Set down each line of the material that follows, exactly, with no pictures.

━━━━━━━━━━━━━━━━━━━━━━━━━━━━━━

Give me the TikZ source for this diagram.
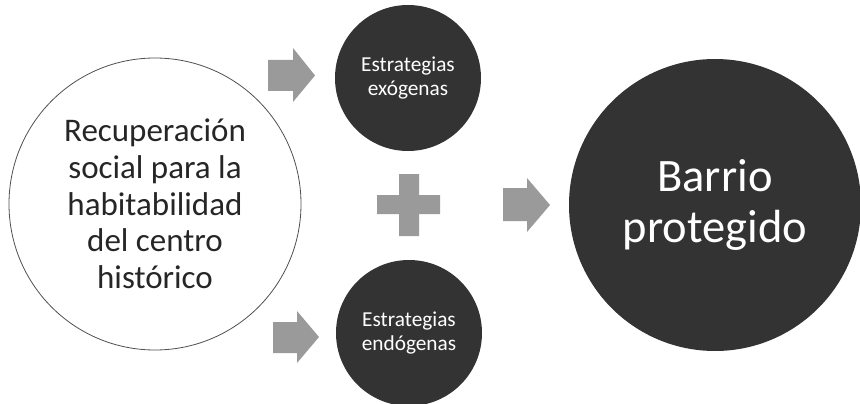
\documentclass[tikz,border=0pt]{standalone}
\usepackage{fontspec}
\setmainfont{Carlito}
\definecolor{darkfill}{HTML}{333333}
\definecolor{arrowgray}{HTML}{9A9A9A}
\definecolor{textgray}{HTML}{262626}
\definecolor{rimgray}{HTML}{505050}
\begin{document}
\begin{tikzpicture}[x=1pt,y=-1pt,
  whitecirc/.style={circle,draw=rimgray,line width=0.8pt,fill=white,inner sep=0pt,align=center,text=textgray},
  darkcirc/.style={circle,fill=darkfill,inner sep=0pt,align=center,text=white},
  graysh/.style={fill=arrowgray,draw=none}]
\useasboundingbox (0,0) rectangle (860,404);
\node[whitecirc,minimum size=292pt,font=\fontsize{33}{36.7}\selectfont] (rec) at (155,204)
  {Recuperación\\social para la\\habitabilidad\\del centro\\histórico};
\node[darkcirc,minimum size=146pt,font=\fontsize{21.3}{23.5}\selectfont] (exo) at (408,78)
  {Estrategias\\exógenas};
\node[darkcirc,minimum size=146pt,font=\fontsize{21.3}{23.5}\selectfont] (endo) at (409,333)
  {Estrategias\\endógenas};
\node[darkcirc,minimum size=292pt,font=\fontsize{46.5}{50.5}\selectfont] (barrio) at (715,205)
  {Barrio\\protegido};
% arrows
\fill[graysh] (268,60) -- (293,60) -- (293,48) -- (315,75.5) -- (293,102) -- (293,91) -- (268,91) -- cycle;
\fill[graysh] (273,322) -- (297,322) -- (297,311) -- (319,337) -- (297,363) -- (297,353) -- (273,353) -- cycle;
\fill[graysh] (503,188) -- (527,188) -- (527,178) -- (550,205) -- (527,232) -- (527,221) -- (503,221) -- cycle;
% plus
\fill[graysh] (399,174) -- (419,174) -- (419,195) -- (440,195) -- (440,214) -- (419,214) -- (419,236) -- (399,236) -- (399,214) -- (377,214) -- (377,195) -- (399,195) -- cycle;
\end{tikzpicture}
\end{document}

━━━━━━━━━━━━━━━━━━━━━━━━━━━━━━

> _OUTPUT OF THE EXERCISE_
Give me the TikZ source for this diagram.
\documentclass[tikz,border=0pt]{standalone}
\usepackage{fontspec}
\setmainfont{Carlito}
\definecolor{darkfill}{HTML}{333333}
\definecolor{arrowgray}{HTML}{9A9A9A}
\definecolor{textgray}{HTML}{262626}
\definecolor{rimgray}{HTML}{505050}
\begin{document}
\begin{tikzpicture}[x=1pt,y=-1pt,
  whitecirc/.style={circle,draw=rimgray,line width=0.8pt,fill=white,inner sep=0pt,align=center,text=textgray},
  darkcirc/.style={circle,fill=darkfill,inner sep=0pt,align=center,text=white},
  graysh/.style={fill=arrowgray,draw=none}]
\useasboundingbox (0,0) rectangle (860,404);
\node[whitecirc,minimum size=292pt,font=\fontsize{33}{36.7}\selectfont] (rec) at (155,204)
  {Recuperación\\social para la\\habitabilidad\\del centro\\histórico};
\node[darkcirc,minimum size=146pt,font=\fontsize{21.3}{23.5}\selectfont] (exo) at (408,78)
  {Estrategias\\exógenas};
\node[darkcirc,minimum size=146pt,font=\fontsize{21.3}{23.5}\selectfont] (endo) at (409,333)
  {Estrategias\\endógenas};
\node[darkcirc,minimum size=292pt,font=\fontsize{46.5}{50.5}\selectfont] (barrio) at (715,205)
  {Barrio\\protegido};
% arrows
\fill[graysh] (268,60) -- (293,60) -- (293,48) -- (315,75.5) -- (293,102) -- (293,91) -- (268,91) -- cycle;
\fill[graysh] (273,322) -- (297,322) -- (297,311) -- (319,337) -- (297,363) -- (297,353) -- (273,353) -- cycle;
\fill[graysh] (503,188) -- (527,188) -- (527,178) -- (550,205) -- (527,232) -- (527,221) -- (503,221) -- cycle;
% plus
\fill[graysh] (399,174) -- (419,174) -- (419,195) -- (440,195) -- (440,214) -- (419,214) -- (419,236) -- (399,236) -- (399,214) -- (377,214) -- (377,195) -- (399,195) -- cycle;
\end{tikzpicture}
\end{document}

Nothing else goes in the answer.